[Entries with chart source code]
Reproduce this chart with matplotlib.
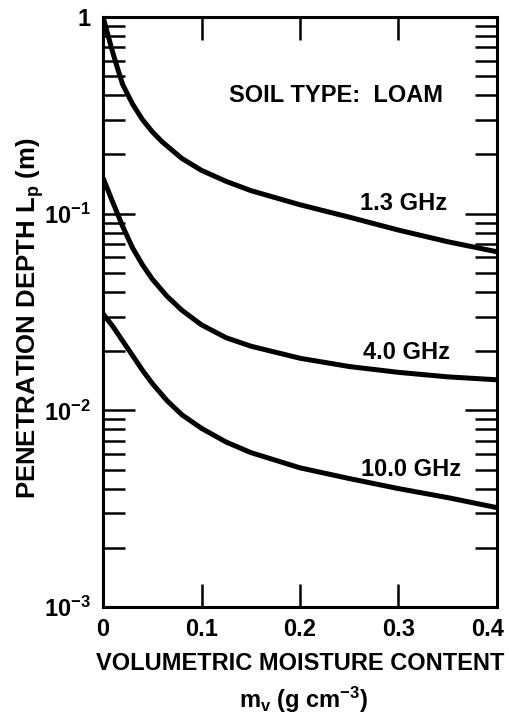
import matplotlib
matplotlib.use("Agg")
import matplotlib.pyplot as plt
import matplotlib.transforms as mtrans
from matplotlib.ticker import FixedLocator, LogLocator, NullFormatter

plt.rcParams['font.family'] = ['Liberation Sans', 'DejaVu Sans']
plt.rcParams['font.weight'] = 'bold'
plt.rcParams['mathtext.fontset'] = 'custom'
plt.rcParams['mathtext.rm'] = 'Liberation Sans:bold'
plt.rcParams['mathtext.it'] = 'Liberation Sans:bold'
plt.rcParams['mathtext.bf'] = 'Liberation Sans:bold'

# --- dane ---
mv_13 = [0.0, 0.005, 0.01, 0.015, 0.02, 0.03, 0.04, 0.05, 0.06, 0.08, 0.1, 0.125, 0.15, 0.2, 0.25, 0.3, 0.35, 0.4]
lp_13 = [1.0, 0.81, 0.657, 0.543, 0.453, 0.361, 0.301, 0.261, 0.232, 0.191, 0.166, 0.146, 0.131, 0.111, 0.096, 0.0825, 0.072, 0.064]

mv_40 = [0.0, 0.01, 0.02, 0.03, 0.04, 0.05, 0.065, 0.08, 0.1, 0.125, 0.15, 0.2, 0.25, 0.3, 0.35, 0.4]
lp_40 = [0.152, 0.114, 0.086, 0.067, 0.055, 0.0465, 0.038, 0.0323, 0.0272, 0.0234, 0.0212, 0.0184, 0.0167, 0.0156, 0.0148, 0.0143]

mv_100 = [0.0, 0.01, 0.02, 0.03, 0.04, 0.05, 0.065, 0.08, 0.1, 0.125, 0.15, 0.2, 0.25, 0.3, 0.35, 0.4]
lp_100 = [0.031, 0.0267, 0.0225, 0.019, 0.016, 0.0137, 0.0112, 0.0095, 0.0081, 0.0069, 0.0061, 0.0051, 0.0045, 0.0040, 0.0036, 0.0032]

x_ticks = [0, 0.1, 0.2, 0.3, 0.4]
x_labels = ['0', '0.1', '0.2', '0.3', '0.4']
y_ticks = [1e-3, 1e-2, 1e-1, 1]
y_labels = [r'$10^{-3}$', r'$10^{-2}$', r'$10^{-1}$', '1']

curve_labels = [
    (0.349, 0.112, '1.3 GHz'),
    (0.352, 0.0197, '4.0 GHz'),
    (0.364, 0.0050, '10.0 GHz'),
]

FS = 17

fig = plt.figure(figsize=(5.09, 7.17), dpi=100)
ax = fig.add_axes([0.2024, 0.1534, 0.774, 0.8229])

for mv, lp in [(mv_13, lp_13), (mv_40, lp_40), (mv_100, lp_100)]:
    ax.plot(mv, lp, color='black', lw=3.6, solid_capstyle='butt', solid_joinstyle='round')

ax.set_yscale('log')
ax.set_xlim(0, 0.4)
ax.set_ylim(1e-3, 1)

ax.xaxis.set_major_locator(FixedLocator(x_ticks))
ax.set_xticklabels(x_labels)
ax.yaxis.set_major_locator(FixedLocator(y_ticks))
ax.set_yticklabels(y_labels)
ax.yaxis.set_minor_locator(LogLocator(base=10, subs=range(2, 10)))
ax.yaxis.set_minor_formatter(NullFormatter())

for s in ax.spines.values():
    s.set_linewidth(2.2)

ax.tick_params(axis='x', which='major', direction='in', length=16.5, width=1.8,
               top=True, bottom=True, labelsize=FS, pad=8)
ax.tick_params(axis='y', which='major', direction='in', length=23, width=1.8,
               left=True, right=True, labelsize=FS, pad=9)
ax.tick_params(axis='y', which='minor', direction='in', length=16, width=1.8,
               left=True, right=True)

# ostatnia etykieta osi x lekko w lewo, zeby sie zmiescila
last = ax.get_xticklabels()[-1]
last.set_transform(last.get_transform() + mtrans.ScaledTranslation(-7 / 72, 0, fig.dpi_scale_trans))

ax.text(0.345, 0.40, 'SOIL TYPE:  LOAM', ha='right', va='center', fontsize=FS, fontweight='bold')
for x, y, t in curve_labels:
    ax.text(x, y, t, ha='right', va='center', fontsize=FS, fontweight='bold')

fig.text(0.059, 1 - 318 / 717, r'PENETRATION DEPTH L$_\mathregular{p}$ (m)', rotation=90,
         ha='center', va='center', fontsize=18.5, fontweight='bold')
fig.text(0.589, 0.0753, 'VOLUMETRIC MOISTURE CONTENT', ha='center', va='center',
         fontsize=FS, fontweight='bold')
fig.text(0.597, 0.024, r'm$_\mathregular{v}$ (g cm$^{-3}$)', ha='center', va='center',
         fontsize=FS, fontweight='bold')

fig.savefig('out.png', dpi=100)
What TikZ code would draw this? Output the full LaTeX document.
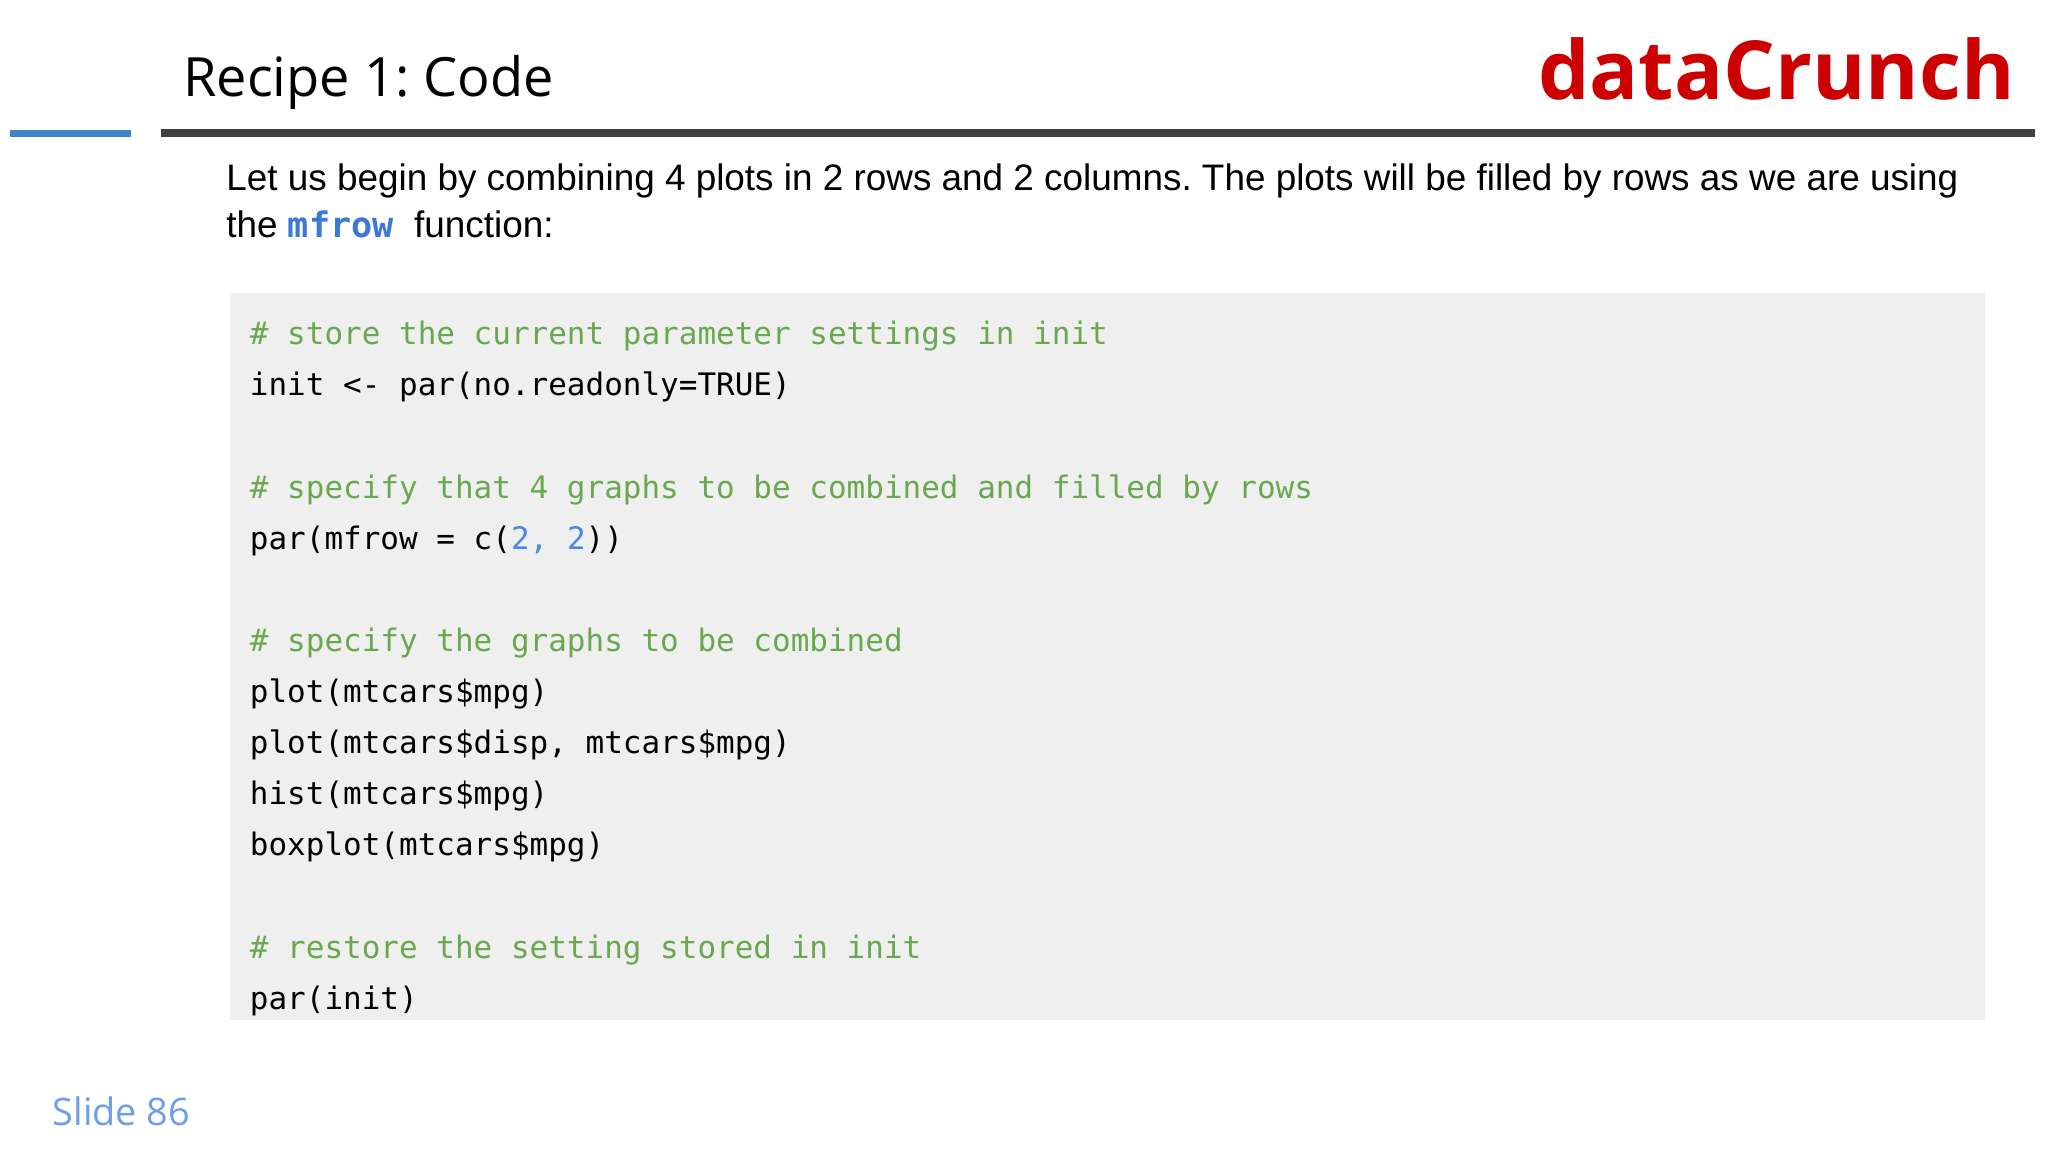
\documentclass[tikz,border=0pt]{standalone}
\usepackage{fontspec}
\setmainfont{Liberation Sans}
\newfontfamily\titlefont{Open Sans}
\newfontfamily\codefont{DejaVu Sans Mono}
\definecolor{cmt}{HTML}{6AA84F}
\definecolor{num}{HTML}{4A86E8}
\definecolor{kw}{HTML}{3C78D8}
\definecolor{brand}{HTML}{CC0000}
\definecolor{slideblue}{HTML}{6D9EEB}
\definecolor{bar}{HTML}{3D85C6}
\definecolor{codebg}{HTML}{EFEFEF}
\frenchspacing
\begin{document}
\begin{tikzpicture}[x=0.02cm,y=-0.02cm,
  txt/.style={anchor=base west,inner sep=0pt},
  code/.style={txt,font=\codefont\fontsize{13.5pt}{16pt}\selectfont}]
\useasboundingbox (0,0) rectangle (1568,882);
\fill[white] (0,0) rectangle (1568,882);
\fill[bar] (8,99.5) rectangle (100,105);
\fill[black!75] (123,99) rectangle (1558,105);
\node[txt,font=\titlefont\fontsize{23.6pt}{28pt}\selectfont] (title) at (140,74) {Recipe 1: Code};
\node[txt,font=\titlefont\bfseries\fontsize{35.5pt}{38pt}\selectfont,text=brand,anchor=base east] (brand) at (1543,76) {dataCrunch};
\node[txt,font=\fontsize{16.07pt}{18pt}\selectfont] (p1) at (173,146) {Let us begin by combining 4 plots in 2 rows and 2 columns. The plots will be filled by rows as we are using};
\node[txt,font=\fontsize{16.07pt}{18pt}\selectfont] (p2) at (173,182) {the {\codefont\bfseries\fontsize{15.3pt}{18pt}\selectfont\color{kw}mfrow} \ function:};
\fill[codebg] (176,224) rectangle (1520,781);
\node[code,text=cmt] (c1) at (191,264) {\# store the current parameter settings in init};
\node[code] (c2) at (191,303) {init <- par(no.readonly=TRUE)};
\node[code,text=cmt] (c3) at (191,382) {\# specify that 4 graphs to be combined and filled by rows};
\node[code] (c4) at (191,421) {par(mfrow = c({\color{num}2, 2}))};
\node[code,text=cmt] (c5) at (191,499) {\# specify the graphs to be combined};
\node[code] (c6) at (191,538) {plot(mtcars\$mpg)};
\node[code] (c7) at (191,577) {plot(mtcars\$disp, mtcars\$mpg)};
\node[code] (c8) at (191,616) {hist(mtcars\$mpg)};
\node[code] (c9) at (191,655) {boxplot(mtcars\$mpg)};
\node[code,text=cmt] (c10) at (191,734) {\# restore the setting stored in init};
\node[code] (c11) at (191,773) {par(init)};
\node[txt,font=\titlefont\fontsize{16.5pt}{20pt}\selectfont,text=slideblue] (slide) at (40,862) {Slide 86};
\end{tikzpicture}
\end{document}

What you have to do: Count each line where the string "matplotlib" occurs, and write only the number.

Output of the exercise: 6